Introduction to this document

Letter to staff following a share purchase

If you buy an existing company by way of a share purchase, you can use our letter to write to all the employees of that company letting them know what has happened.

Letter benefits

When you purchase the shares in a limited company, the employees of that company still have exactly the same employer, as their employer remains the limited company. In law, a limited company is a separate legal entity as distinct from its shareholders. All that’s therefore happened is the company now has new shareholders. As nothing has really changed from an employment perspective, there’s no legal obligation to send the employees our Letter to Staff Following a Share Purchase.

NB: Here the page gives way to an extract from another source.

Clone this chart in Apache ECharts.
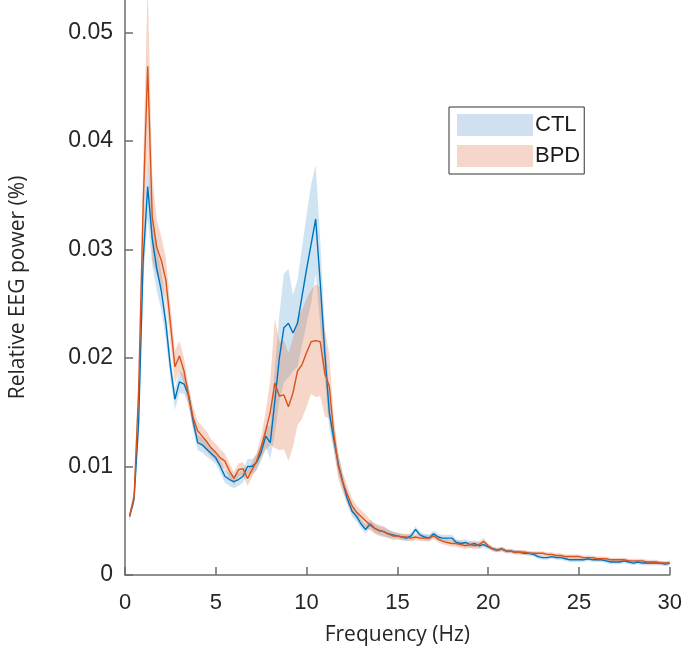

However, it’s a good thing to do from an employee relations perspective, plus it may be necessary if there will be changes to employees’ terms of employment as a result of the share sale. This is likely to be the case if the employees participated in group occupational pension or benefit schemes which will no longer be available when the employing company leaves the group of companies that it was a member of. If these are contractual benefits, make sure you provide alternative schemes which are at least equivalent, to avoid any possible breach of contract and/or constructive dismissal claims. Otherwise, any change to employees’ employment terms will need their express agreement, preferably obtained in writing, i.e. the ordinary employment law principles on changing terms continue to apply.

Letter contents

Our letter is drafted on the basis that it’s to be sent by the company’s new owners following the share purchase, but equally you could amend it so that it’s sent by the company’s old owners before the share sale. It sets out the date of the share purchase and then reassures the employee that their terms of employment remain the same and their period of continuous employment is unbroken. However, theres an optional paragraph you can use if there is to be a change in occupational pension scheme as a result of the share purchase. You can amend this as appropriate to also incorporate any other affected benefit schemes.

Statement of change

S.4 Employment Rights Act 1996 requires that if any of the provisions required to be included in the written statement of employment particulars change, you must give the employee a statement containing particulars of the change at the earliest possible opportunity and, in any event, no later than one month after the change takes effect. As well as including information about pensions and pension schemes, the written statement must include details of any other benefits, including non-contractual ones. Therefore, if any group occupational pension or benefit schemes have changed, or are to change, as a result of the share purchase, you may also want to attach a revised written statement of employment particulars (or employment contract) to the letter, amended to include the relevant pension and/or benefit scheme details, if the letter itself contains insufficient particulars about the change.